Riguardo alle misure da prendere contro l’altro pilastro dell’«asse del male», Hezbollah, un’idea di quel che si prospetta la fornisce il deputato del Likud Nissim Vaturi, anticipando il piano che avrebbe già ricevuto il placet di Netanyahu e la cui messa in pratica sarebbe imminente: qualche giorno di bombardamenti a tappeto e a seguire un’operazione da terra. Al termine Dahiyeh, sobborgo meridionale di Beirut, roccaforte sciita e sede di un campo profughi abitato da 20 mila palestinesi, «sembrerà Gaza», ha detto Vaturi.

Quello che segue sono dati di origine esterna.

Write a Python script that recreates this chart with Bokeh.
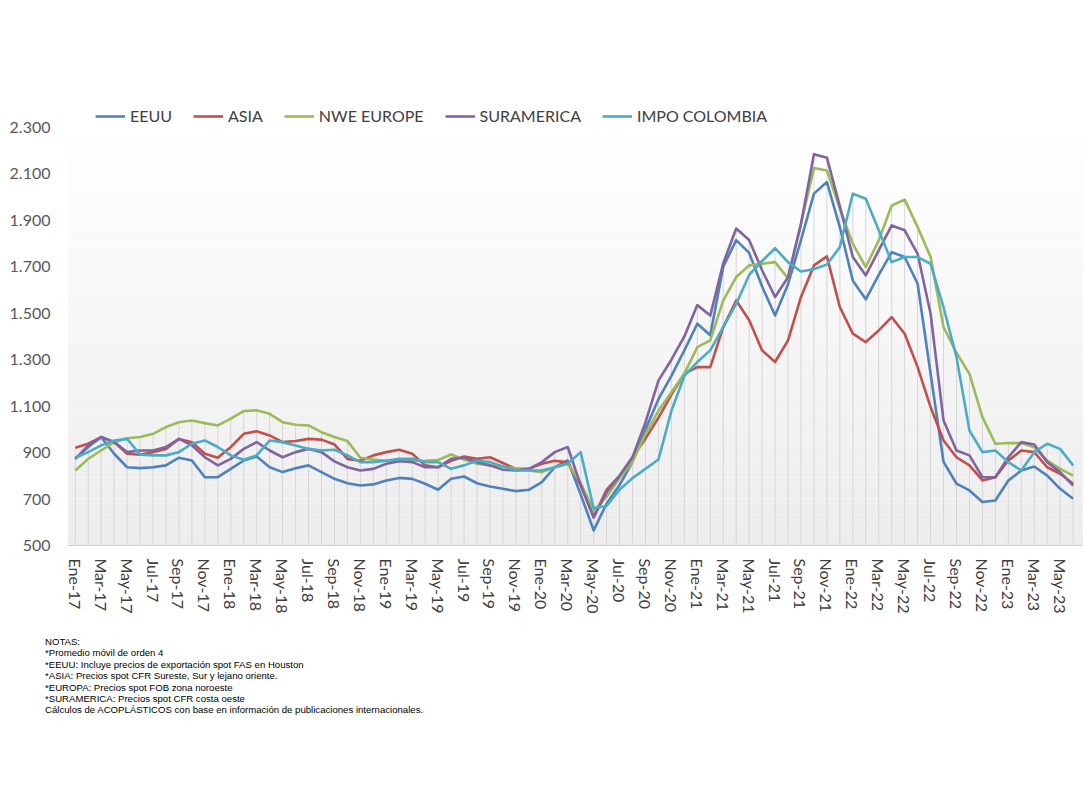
import numpy as np
from bokeh.plotting import figure
from bokeh.models import (FixedTicker, CustomJSTickFormatter, Legend, LegendItem,
                          Range1d, Div)
from bokeh.layouts import column
from bokeh.embed import file_html
from bokeh.resources import INLINE

# ---------------- data ----------------
MONTHS = ["Ene", "Feb", "Mar", "Abr", "May", "Jun", "Jul", "Ago", "Sep", "Oct", "Nov", "Dic"]
YEARS = ["17", "18", "19", "20", "21", "22", "23"]
N_POINTS = 78  # Ene-17 .. Jun-23
month_labels = [f"{MONTHS[i % 12]}-{YEARS[i // 12]}" for i in range(N_POINTS)]

eeuu = [873, 924, 967, 895, 837, 833, 837, 845, 878, 866, 794, 794,
        830, 866, 883, 837, 816, 833, 845, 816, 787, 768, 758, 763,
        780, 791, 787, 766, 740, 787, 797, 768, 754, 744, 734, 740,
        773, 837, 866, 720, 565, 680, 760, 860, 1000, 1130, 1230, 1340,
        1455, 1405, 1700, 1815, 1760, 1615, 1490, 1625, 1815, 2015, 2065, 1870,
        1640, 1560, 1665, 1763, 1742, 1627, 1240, 860, 766, 737, 687, 694,
        780, 823, 840, 801, 744, 701]

asia = [921, 938, 967, 945, 895, 891, 902, 916, 959, 945, 895, 878,
        924, 981, 992, 974, 945, 950, 959, 956, 935, 873, 865, 888,
        902, 912, 895, 845, 837, 865, 883, 873, 880, 855, 830, 830,
        852, 865, 858, 760, 625, 740, 800, 880, 960, 1050, 1150, 1240,
        1268, 1268, 1440, 1555, 1470, 1340, 1290, 1383, 1570, 1706, 1745, 1526,
        1412, 1376, 1426, 1483, 1412, 1268, 1096, 952, 880, 845, 780, 794,
        866, 909, 902, 837, 809, 766]

nwe_europe = [823, 873, 909, 945, 962, 967, 981, 1010, 1031, 1038, 1027, 1017,
              1046, 1079, 1082, 1067, 1031, 1020, 1017, 988, 967, 950, 878, 870,
              865, 865, 865, 865, 868, 892, 870, 852, 845, 840, 830, 823,
              816, 837, 852, 770, 650, 710, 790, 860, 980, 1080, 1160, 1240,
              1354, 1383, 1555, 1656, 1706, 1713, 1720, 1650, 1885, 2125, 2115, 1950,
              1799, 1699, 1814, 1964, 1989, 1871, 1742, 1440, 1330, 1239, 1053, 938,
              941, 941, 923, 866, 830, 801]

suramerica = [873, 931, 967, 945, 902, 909, 909, 924, 959, 931, 880, 845,
              873, 916, 945, 909, 880, 902, 916, 902, 862, 837, 823, 830,
              852, 863, 859, 837, 837, 873, 878, 859, 845, 826, 823, 830,
              859, 902, 924, 760, 620, 730, 800, 880, 1030, 1210, 1300, 1400,
              1535, 1490, 1715, 1865, 1815, 1685, 1570, 1655, 1885, 2185, 2170, 1960,
              1742, 1663, 1771, 1878, 1857, 1756, 1498, 1038, 909, 888, 794, 794,
              880, 945, 935, 859, 816, 758]

impo_colombia = [878, 902, 931, 952, 959, 891, 888, 888, 902, 938, 952, 924,
                 888, 869, 888, 952, 945, 931, 916, 909, 912, 888, 859, 859,
                 865, 873, 873, 859, 859, 830, 845, 865, 859, 840, 823, 823,
                 823, 837, 852, 902, 660, 670, 740, 790, 830, 870, 1080, 1230,
                 1290, 1340, 1440, 1540, 1665, 1725, 1780, 1720, 1680, 1690, 1710, 1785,
                 2015, 1993, 1857, 1720, 1742, 1742, 1713, 1526, 1311, 995, 902, 909,
                 859, 823, 902, 938, 916, 845]

series_names = ["EEUU", "ASIA", "NWE EUROPE", "SURAMERICA", "IMPO COLOMBIA"]
series_values = [eeuu, asia, nwe_europe, suramerica, impo_colombia]
series_colors = ["#4F81BD", "#C0504D", "#9BBB59", "#8064A2", "#4BACC6"]

y_ticks = [500, 700, 900, 1100, 1300, 1500, 1700, 1900, 2100, 2300]
notes = ["NOTAS:",
         "*Promedio móvil de orden 4",
         "*EEUU: Incluye precios de exportación spot FAS en Houston",
         "*ASIA: Precios spot CFR Sureste, Sur y lejano oriente.",
         "*EUROPA: Precios spot FOB zona noroeste",
         "*SURAMERICA: Precios spot CFR costa oeste",
         "Cálculos de ACOPLÁSTICOS con base en información de publicaciones internacionales."]

# ---------------- figure ----------------
Y0, YTOP, Y1 = 500, 2300, 2416
X0, X1 = -0.6, N_POINTS - 0.2
x = np.arange(N_POINTS)

p = figure(width=1083, height=633, output_backend="svg", toolbar_location=None,
           x_range=Range1d(X0, X1), y_range=Range1d(Y0, Y1),
           min_border_left=67, min_border_right=0, min_border_top=100,
           min_border_bottom=88)
p.outline_line_color = None
p.background_fill_color = "white"
p.border_fill_color = "white"
p.grid.visible = False

# gradient background of plot area (white top -> light gray bottom)
nb = 80
edges = np.linspace(Y0, YTOP, nb + 1)
cols = []
for k in range(nb):
    t = (k + 0.5) / nb  # 0 bottom -> 1 top
    g = int(round(236 + (255 - 236) * t))
    cols.append("#%02x%02x%02x" % (g, g, g))
p.quad(left=X0, right=X1, bottom=edges[:-1], top=edges[1:], fill_color=cols,
       line_color=None)

# drop lines
top_vals = np.max(np.array(series_values), axis=0)
p.segment(x0=x, y0=Y0, x1=x, y1=top_vals, line_color="#d6d6d6", line_width=1)

renderers = []
for name, vals, col in zip(series_names, series_values, series_colors):
    r = p.line(x, vals, line_color=col, line_width=2.6, line_join="round")
    renderers.append((name, r))

legend = Legend(items=[LegendItem(label=n, renderers=[r]) for n, r in renderers],
                orientation="horizontal", location=(28, 420),
                label_text_font="Lato", label_text_font_size="16px",
                label_text_color="#404040", glyph_width=30, glyph_height=14,
                label_standoff=5, spacing=21, padding=0, margin=0,
                background_fill_alpha=0, border_line_color=None)
p.add_layout(legend, "center")

# axes
p.yaxis.ticker = FixedTicker(ticks=y_ticks)
p.yaxis.formatter = CustomJSTickFormatter(code="""
    if (tick >= 1000) {
        const th = Math.floor(tick / 1000);
        const r = String(Math.round(tick % 1000)).padStart(3, '0');
        return th + '.' + r;
    }
    return String(tick);
""")
p.yaxis.axis_line_color = None
p.yaxis.major_tick_line_color = None
p.yaxis.minor_tick_line_color = None
p.yaxis.major_label_text_font = "Lato"
p.yaxis.major_label_text_font_size = "16px"
p.yaxis.major_label_text_color = "#595959"
p.yaxis.major_label_standoff = 11

xt = list(range(0, N_POINTS, 2))
p.xaxis.ticker = FixedTicker(ticks=xt)
p.xaxis.major_label_overrides = {i: month_labels[i] for i in xt}
p.xaxis.major_label_orientation = "vertical"
p.xaxis.axis_line_color = "#d0d0d0"
p.xaxis.major_tick_line_color = None
p.xaxis.minor_tick_line_color = None
p.xaxis.major_label_text_font = "Lato"
p.xaxis.major_label_text_font_size = "16px"
p.xaxis.major_label_text_color = "#404040"
p.xaxis.major_label_standoff = 7

div = Div(text="<br>".join(notes), width=1000,
          styles={"font-family": "Liberation Sans, Arial, sans-serif",
                  "font-size": "9.6px", "line-height": "11.4px", "color": "#000"},
          margin=(3, 0, 0, 45))

layout = column(p, div)
open("out.html", "w").write(file_html(layout, INLINE))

Dando così ragione al ministro degli Esteri libanese Abdallah Bou Habib, che poco prima aveva detto a al Jazeera che a Israele non interessa la pace con il Libano, a prescindere dal cessate il fuoco a Gaza.

VENENDO ALLA CISGIORDANIA occupata, dove anche ieri non sono mancati assalti e demolizioni, a Nablus ieri è stato il giorno dei funerali di Aysenur Ezgi Eygi, l’attivista turco-statunitense di 26 anni uccisa dall’esercito israeliano durante una protesta contro gli insediamenti illegali dei coloni. Della situazione esplosiva nella West Bank ieri ha parlato il responsabile Onu per i Diritti umani Volker Turk, definendo in pratica “senza precedenti” il livello di morte e distruzione causato dall’operazione militare israeliana ancora in corso, destinata ad «aggravare una realtà già calamitosa». Turk ha anche ricordato i 10mila prigionieri palestinesi detenuti in larga parte illegalmente da Israele. E i 50 che in carcere sono morti per le condizioni disumane a cui sono stati sottoposti.